Modern sailboat interior

Given that the most comfortable place to sleep in any boat at sea is amidships, long straight settees should always be the rule in any serious sailboat’s saloon. The other big problem with modern saloons, ironically, is how wide open and spacious they are. Those guys in the old narrow boats might have been falling all over each other, but at least they never fell far. Lose your footing in a modern saloon while a boat is well heeled and you may well fall quite a long ways--and may easily break something in the bargain.

Not that we should give in to the purists and return to the days of celibate discomfort. Some claim we can solve all that is wrong with modern boat design by simply banning women from boat shows. That may be true, but it won’t do the sport any good. Far better to keep the women aboard, and the men happy, by seeking reasonable compromises. There are, in fact, many designs out there that judiciously balance the competing demands of comfort and seakindliness. If we educate ourselves and favor such boats, there will only be more of them.

The other area where women have had a tremendous impact is, of course, in the realm of systems. These have no effect on a boat’s sailing ability (except so far as they may increase a boat’s total loaded displacement), or on crew safety, but they can greatly improve a boat’s livability. Amenities such as watermakers, pressure showers, propane stoves, and refrigeration go a long ways toward making an execrable hovel of a boat into a very viable vacation home. The downside, of course, is that they cost a lot of money and are difficult to maintain. But any man who isn’t willing to suffer such burdens to keep himself in civilized female company has only himself to blame if he ends up as a lonely singlehander.

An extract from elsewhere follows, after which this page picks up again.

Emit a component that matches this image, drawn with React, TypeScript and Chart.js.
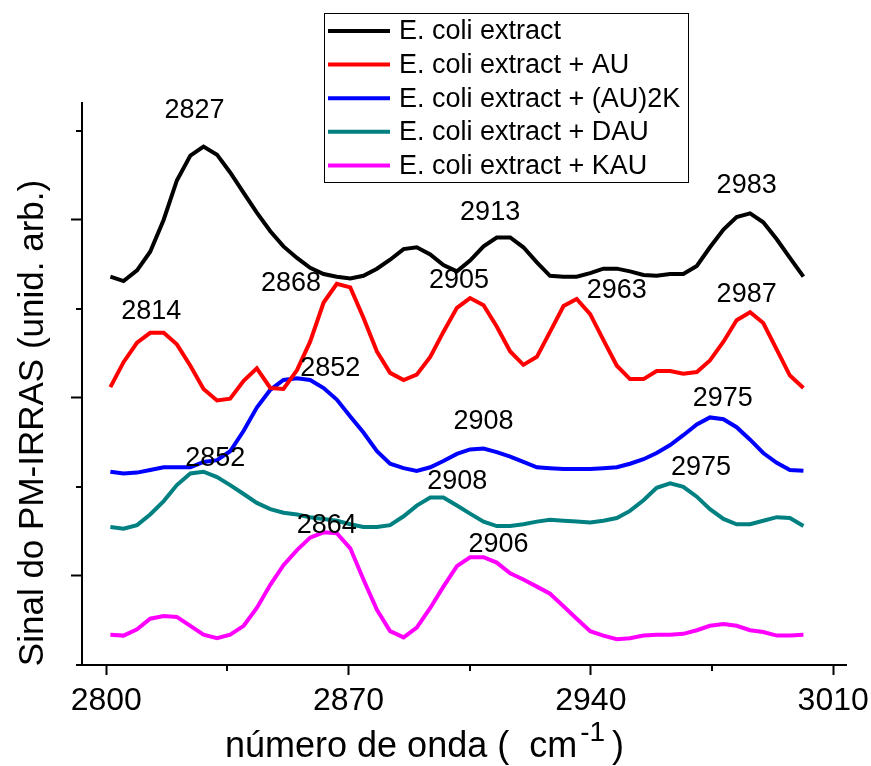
import React, { useEffect, useRef } from "react";
import { Chart, registerables } from "chart.js";

Chart.register(...registerables);

const FONT = "'Liberation Sans', Arial, Helvetica, sans-serif";

// Wavenumbers (cm^-1)
const WAVENUMBERS = [
  2801.2, 2805.0, 2808.9, 2812.7, 2816.6, 2820.4, 2824.3, 2828.1, 2832.0, 2835.8,
  2839.7, 2843.5, 2847.4, 2851.2, 2855.1, 2858.9, 2862.8, 2866.6, 2870.5, 2874.3,
  2878.2, 2882.0, 2885.9, 2889.7, 2893.6, 2897.4, 2901.3, 2905.1, 2909.0, 2912.8,
  2916.7, 2920.5, 2924.4, 2928.2, 2932.1, 2935.9, 2939.8, 2943.6, 2947.5, 2951.3,
  2955.2, 2959.0, 2962.9, 2966.7, 2970.6, 2974.4, 2978.3, 2982.1, 2986.0, 2989.8,
  2993.7, 2997.5, 3001.4,
];

const ECOLI = [
  4.36, 4.31, 4.43, 4.64, 5.0, 5.44, 5.72, 5.82, 5.73, 5.53,
  5.3, 5.08, 4.87, 4.7, 4.57, 4.46, 4.39, 4.36, 4.34, 4.37,
  4.45, 4.55, 4.67, 4.69, 4.61, 4.49, 4.42, 4.54, 4.7, 4.8,
  4.8, 4.69, 4.52, 4.37, 4.36, 4.36, 4.4, 4.45, 4.45, 4.42,
  4.38, 4.37, 4.39, 4.39, 4.48, 4.69, 4.89, 5.03, 5.07, 4.97,
  4.78, 4.57, 4.36,
];

const ECOLI_AU = [
  3.12, 3.4, 3.62, 3.73, 3.73, 3.6, 3.36, 3.1, 2.97, 2.99,
  3.19, 3.33, 3.11, 3.1, 3.31, 3.63, 4.07, 4.28, 4.24, 3.9,
  3.52, 3.28, 3.2, 3.26, 3.46, 3.74, 4.01, 4.12, 4.04, 3.8,
  3.52, 3.37, 3.46, 3.74, 4.03, 4.11, 3.94, 3.65, 3.36, 3.21,
  3.21, 3.3, 3.3, 3.27, 3.29, 3.42, 3.63, 3.87, 3.96, 3.84,
  3.54, 3.25, 3.11,
];

const ECOLI_AU2K = [
  2.17, 2.15, 2.16, 2.19, 2.22, 2.22, 2.22, 2.28, 2.3, 2.4,
  2.63, 2.89, 3.09, 3.2, 3.22, 3.2, 3.11, 2.98, 2.79, 2.61,
  2.4, 2.26, 2.21, 2.18, 2.22, 2.29, 2.37, 2.42, 2.43, 2.39,
  2.34, 2.28, 2.22, 2.21, 2.2, 2.2, 2.2, 2.21, 2.22, 2.26,
  2.31, 2.38, 2.47, 2.58, 2.7, 2.78, 2.76, 2.67, 2.53, 2.38,
  2.27, 2.19, 2.18,
];

const ECOLI_DAU = [
  1.55, 1.53, 1.57, 1.69, 1.84, 2.02, 2.15, 2.17, 2.11, 2.02,
  1.92, 1.82, 1.75, 1.71, 1.69, 1.66, 1.64, 1.62, 1.58, 1.55,
  1.55, 1.57, 1.67, 1.79, 1.88, 1.88, 1.79, 1.7, 1.61, 1.56,
  1.56, 1.58, 1.61, 1.63, 1.62, 1.61, 1.6, 1.62, 1.65, 1.73,
  1.85, 1.99, 2.04, 2.0, 1.89, 1.75, 1.64, 1.58, 1.58, 1.62,
  1.66, 1.65, 1.56,
];

const ECOLI_KAU = [
  0.34, 0.33, 0.4, 0.52, 0.55, 0.54, 0.44, 0.34, 0.3, 0.34,
  0.44, 0.64, 0.9, 1.12, 1.29, 1.43, 1.49, 1.48, 1.31, 0.96,
  0.62, 0.38, 0.31, 0.42, 0.64, 0.88, 1.11, 1.21, 1.21, 1.15,
  1.03, 0.96, 0.88, 0.8, 0.66, 0.52, 0.38, 0.33, 0.29, 0.3,
  0.33, 0.34, 0.34, 0.35, 0.39, 0.44, 0.46, 0.44, 0.39, 0.37,
  0.33, 0.33, 0.34,
];

const SERIES_LABELS = [
  "E. coli extract",
  "E. coli extract + AU",
  "E. coli extract + (AU)2K",
  "E. coli extract + DAU",
  "E. coli extract + KAU",
];
const SERIES_COLORS = ["#000000", "#ff0000", "#0000ff", "#008080", "#ff00ff"];
const SERIES_VALUES = [ECOLI, ECOLI_AU, ECOLI_AU2K, ECOLI_DAU, ECOLI_KAU];

const X_MAJOR_TICKS = [2800, 2870, 2940, 3010];
const X_MINOR_TICKS = [2835, 2905, 2975];
const Y_MAJOR_TICKS = [1, 3, 5];
const Y_MINOR_TICKS = [0, 2, 4, 6];

// Peak annotations (text, wavenumber position, signal position)
const PEAK_TEXT = [
  "2827", "2814", "2868", "2913", "2905", "2963", "2983", "2987",
  "2852", "2908", "2975", "2852", "2908", "2975", "2864", "2906",
];
const PEAK_X = [
  2825.5, 2813.0, 2853.4, 2910.9, 2901.9, 2947.5, 2985.0, 2985.0,
  2864.7, 2909.0, 2978.1, 2831.5, 2901.4, 2971.8, 2863.7, 2913.3,
];
const PEAK_Y = [
  6.24, 3.98, 4.29, 5.09, 4.33, 4.22, 5.39, 4.17,
  3.34, 2.74, 3.0, 2.33, 2.07, 2.23, 1.58, 1.36,
];

const X_TITLE_MAIN = "número de onda (  cm";
const X_TITLE_SUP = "-1";
const X_TITLE_END = ")";
const Y_TITLE = "Sinal do PM-IRRAS (unid. arb.)";

const overlayPlugin = {
  id: "overlay",
  afterDraw(chart: any) {
    const ctx = chart.ctx as CanvasRenderingContext2D;
    const xs = chart.scales.x;
    const ys = chart.scales.y;
    ctx.save();

    // minor ticks
    ctx.strokeStyle = "#000";
    ctx.lineWidth = 2;
    X_MINOR_TICKS.forEach((v) => {
      const px = Math.round(xs.getPixelForValue(v));
      ctx.beginPath();
      ctx.moveTo(px, xs.top);
      ctx.lineTo(px, xs.top + 6);
      ctx.stroke();
    });
    Y_MINOR_TICKS.forEach((v) => {
      const py = Math.round(ys.getPixelForValue(v));
      ctx.beginPath();
      ctx.moveTo(ys.right, py);
      ctx.lineTo(ys.right - 6, py);
      ctx.stroke();
    });

    // peak labels
    ctx.fillStyle = "#000";
    ctx.font = `27px ${FONT}`;
    ctx.textAlign = "center";
    ctx.textBaseline = "middle";
    PEAK_TEXT.forEach((t, i) => {
      ctx.fillText(t, xs.getPixelForValue(PEAK_X[i]), ys.getPixelForValue(PEAK_Y[i]) + 1);
    });

    // legend
    const lx = 324, ly = 13, lw = 364, lh = 169;
    ctx.fillStyle = "#fff";
    ctx.fillRect(lx, ly, lw, lh);
    ctx.strokeStyle = "#000";
    ctx.lineWidth = 1;
    ctx.strokeRect(lx + 0.5, ly + 0.5, lw, lh);
    ctx.textAlign = "left";
    ctx.font = `27px ${FONT}`;
    chart.data.datasets.forEach((ds: any, i: number) => {
      const ry = 31 + i * 33.6;
      ctx.strokeStyle = ds.borderColor;
      ctx.lineWidth = 4;
      ctx.beginPath();
      ctx.moveTo(328, ry);
      ctx.lineTo(390, ry);
      ctx.stroke();
      ctx.fillStyle = "#000";
      ctx.fillText(ds.label, 399, ry + 1);
    });

    // x title
    ctx.fillStyle = "#000";
    ctx.textBaseline = "alphabetic";
    ctx.textAlign = "left";
    ctx.font = `36px ${FONT}`;
    const tx = 225, tyBase = 757;
    ctx.fillText(X_TITLE_MAIN, tx, tyBase);
    const w1 = ctx.measureText(X_TITLE_MAIN).width;
    ctx.font = `28px ${FONT}`;
    ctx.fillText(X_TITLE_SUP, tx + w1 + 3, tyBase - 16);
    const w2 = ctx.measureText(X_TITLE_SUP).width;
    ctx.font = `36px ${FONT}`;
    ctx.fillText(X_TITLE_END, tx + w1 + w2 + 10, tyBase);

    // y title
    ctx.translate(43, 423);
    ctx.rotate(-Math.PI / 2);
    ctx.textAlign = "center";
    ctx.font = `35px ${FONT}`;
    ctx.fillText(Y_TITLE, 0, 0);

    ctx.restore();
  },
};

export default function App() {
  const canvasRef = useRef<HTMLCanvasElement | null>(null);

  useEffect(() => {
    if (!canvasRef.current) return;
    const datasets = SERIES_VALUES.map((vals, si) => ({
      label: SERIES_LABELS[si],
      data: vals.map((y, i) => ({ x: WAVENUMBERS[i], y })),
      borderColor: SERIES_COLORS[si],
      backgroundColor: SERIES_COLORS[si],
      borderWidth: 4,
      pointRadius: 0,
      tension: 0,
      fill: false,
    }));
    const chart = new Chart(canvasRef.current, {
      type: "line",
      data: { datasets },
      options: {
        responsive: false,
        animation: false,
        devicePixelRatio: 1,
        layout: { padding: { left: 0, top: 103, right: 25, bottom: 0 } },
        plugins: {
          legend: { display: false },
          tooltip: { enabled: false },
          title: { display: false },
        },
        scales: {
          x: {
            type: "linear",
            min: 2793,
            max: 3013.7,
            afterBuildTicks: (s: any) => {
              s.ticks = X_MAJOR_TICKS.map((v) => ({ value: v }));
            },
            afterFit: (s: any) => {
              s.height = 101;
              s.paddingLeft = 0;
              s.paddingRight = 0;
            },
            grid: {
              display: true,
              drawOnChartArea: false,
              drawTicks: true,
              tickLength: 10,
              tickWidth: 2,
              tickColor: "#000",
            },
            border: { display: true, color: "#000", width: 2 },
            ticks: {
              color: "#000",
              font: { size: 32, family: FONT },
              padding: 7,
              maxRotation: 0,
              autoSkip: false,
              callback: (v: any) => String(v),
            },
          },
          y: {
            type: "linear",
            min: 0,
            max: 6.31,
            afterBuildTicks: (s: any) => {
              s.ticks = Y_MAJOR_TICKS.map((v) => ({ value: v }));
            },
            afterFit: (s: any) => {
              s.width = 82;
              s.paddingTop = 0;
              s.paddingBottom = 0;
            },
            grid: {
              display: true,
              drawOnChartArea: false,
              drawTicks: true,
              tickLength: 11,
              tickWidth: 2,
              tickColor: "#000",
            },
            border: { display: true, color: "#000", width: 2 },
            ticks: { display: false },
          },
        },
      } as any,
      plugins: [overlayPlugin],
    });
    return () => chart.destroy();
  }, []);

  return (
    <div style={{ position: "absolute", left: 0, top: 0, width: 871, height: 766, background: "#fff" }}>
      <canvas ref={canvasRef} width={871} height={766} style={{ display: "block" }} />
    </div>
  );
}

The essential dynamic of this reality has always been most precisely defined in my own mind by a cruising couple I met several years ago while sailing in the Bahamas. His name was Leo. He was an avid sailor who could not abide not having a boat in his life. Her name was Judy, and she was a typical suburban housewife.

As Leo once explained it to me: “Judy told me she wouldn’t go cruising with me unless she had air conditioning, wall-to-wall carpeting, a washer/drier, and a dishwasher. So I put all those things on the boat, and we’ve been happy ever since.”

Marine generator

Of course, it took a lot of power to run all that stuff. Twice a day Leo had to run a large generator to keep everything going, and whenever he started it up, he’d shout: “Honey, quick! Turn everything on! We can’t waste all this wonderful electricity!”

Judy always complained bitterly about the racket. But Leo only smiled and cheerfully savored each offending decibel.